Cisco has rolled out critical security patches to address a maximum-severity vulnerability in its Secure Workload platform, a flaw that could let attackers escalate their privileges to Site Admin without any authentication. Previously branded as Cisco Tetration, Secure Workload is designed to shrink network attack surfaces through zero-trust microsegmentation and block lateral movement, safeguarding business-critical applications.
The vulnerability, formally tracked as CVE-2026-20223, resides within the platform’s internal REST APIs. It allows unauthenticated attackers to access resources and wield the full authority of a Site Admin role. Cisco detailed in a Wednesday advisory that the issue stems from “insufficient validation and authentication when accessing REST API endpoints.” An attacker could exploit this by simply sending a “crafted API request to an affected endpoint.” A successful exploit would grant the ability to “read sensitive information and make configuration changes across tenant boundaries with the privileges of the Site Admin user.”
No workarounds exist for this security hole. Cisco has released software updates for on-premises customers and has already remediated the issue in its cloud-based Secure Workload SaaS deployment. The affected releases and fixed versions are as follows: Release 3.9 and earlier should migrate to a fixed release; Release 3.10 is patched in version 3.10.8.3; and Release 4.0 is fixed in version 4.0.3.17.
The company’s Product Security Incident Response Team (PSIRT) has confirmed that, as of the advisory’s publication, there is no evidence of this vulnerability being exploited in the wild.

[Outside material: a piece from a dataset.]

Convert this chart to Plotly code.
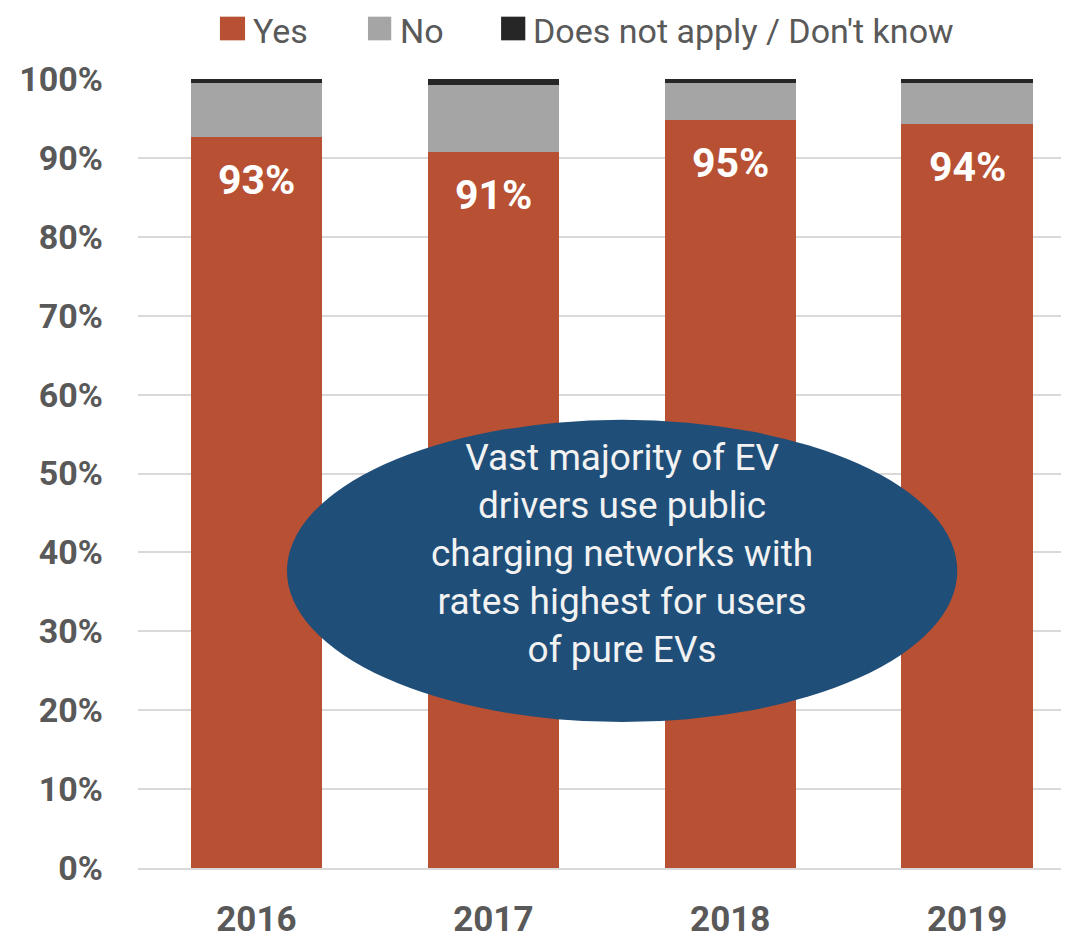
import plotly.graph_objects as go

years = ["2016", "2017", "2018", "2019"]
yes_vals = [92.7, 90.7, 94.8, 94.3]
no_vals = [6.8, 8.5, 4.7, 5.2]
dnk_vals = [0.5, 0.8, 0.5, 0.5]
yes_labels = ["93%", "91%", "95%", "94%"]
series_names = ["Yes", "No", "Does not apply / Don't know"]
series_colors = ["#B85033", "#A5A5A5", "#262626"]
y_ticks = list(range(0, 101, 10))
y_ticktext = [f"{v}%" for v in y_ticks]
callout = "Vast majority of EV<br>drivers use public<br>charging networks with<br>rates highest for users<br>of pure EVs"

TEXT = "#595959"
FONT = "Roboto"

fig = go.Figure()
for name, vals, col in zip(series_names, [yes_vals, no_vals, dnk_vals], series_colors):
    fig.add_trace(go.Bar(x=years, y=vals, name=name, marker_color=col,
                         marker_line_width=0, width=0.555, showlegend=False))

# bar value labels (x given as category index)
for i, (v, lab) in enumerate(zip(yes_vals, yes_labels)):
    fig.add_annotation(x=i, y=v, xref="x", yref="y", text=lab, showarrow=False,
                       yanchor="middle", yshift=-43,
                       font=dict(family=FONT, size=41, color="white", weight="bold"))

# manual legend
leg_sq = [(0.088, 0.115), (0.247, 0.272), (0.390, 0.416)]
leg_tx = [0.1215, 0.279, 0.422]
for i, (name, col) in enumerate(zip(series_names, series_colors)):
    fig.add_shape(type="rect", xref="paper", yref="paper", x0=leg_sq[i][0], x1=leg_sq[i][1],
                  y0=1.049, y1=1.079, fillcolor=col, line_width=0)
    fig.add_annotation(xref="paper", yref="paper", x=leg_tx[i], y=1.0885, text=name,
                       showarrow=False, xanchor="left", yanchor="top",
                       font=dict(family=FONT, size=34, color=TEXT))

# callout ellipse
fig.add_shape(type="circle", xref="paper", yref="paper", x0=0.160, x1=0.880,
              y0=0.185, y1=0.568, fillcolor="#1F4E79", line_width=0, layer="above")
fig.add_annotation(xref="paper", yref="paper", x=0.52, y=0.399, text=callout,
                   showarrow=False, xanchor="center", yanchor="middle", align="center",
                   font=dict(family=FONT, size=37, color="#F2F2F2"))

fig.update_layout(
    barmode="stack",
    width=1061, height=934,
    margin=dict(l=130, r=0, t=71, b=74, autoexpand=False),
    plot_bgcolor="white", paper_bgcolor="white",
    font=dict(family=FONT, color=TEXT),
    showlegend=False,
)
fig.update_xaxes(type="category", range=[-0.5, 3.43], showgrid=False, showline=True,
                 linecolor="#D9D9D9", linewidth=2, ticks="", ticklabelstandoff=19,
                 automargin=False,
                 tickfont=dict(family=FONT, size=35, color=TEXT, weight="bold"))
fig.update_yaxes(range=[0, 100], tickmode="array", tickvals=y_ticks, ticktext=y_ticktext,
                 showgrid=True, gridcolor="#D9D9D9", gridwidth=2, zeroline=False,
                 showline=False, ticks="", ticklabelstandoff=34, automargin=False,
                 tickfont=dict(family=FONT, size=34, color=TEXT, weight="bold"))

fig.write_html("out.html")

This alert arrives on the heels of another high-stakes warning from earlier in May. Cisco had previously flagged CVE-2026-20182, a maximum-severity authentication bypass affecting its Catalyst SD-WAN software, which was being actively exploited as a zero-day. That flaw also allowed attackers to gain administrative privileges. The U. S. Cybersecurity and Infrastructure Security Agency (CISA) added CVE-2026-20182 to its Known Exploited Vulnerabilities Catalog on May 14, ordering federal agencies to secure affected devices within three days, by May 17.
In early May, Cisco also issued updates for a denial-of-service (DoS) vulnerability in its Crosswork Network Controller (CNC) and Network Services Orchestrator (NSO), a flaw that required manual system reboots to recover. Over the past five years, CISA has flagged 91 Cisco vulnerabilities as actively exploited, with six of those being leveraged by various ransomware gangs.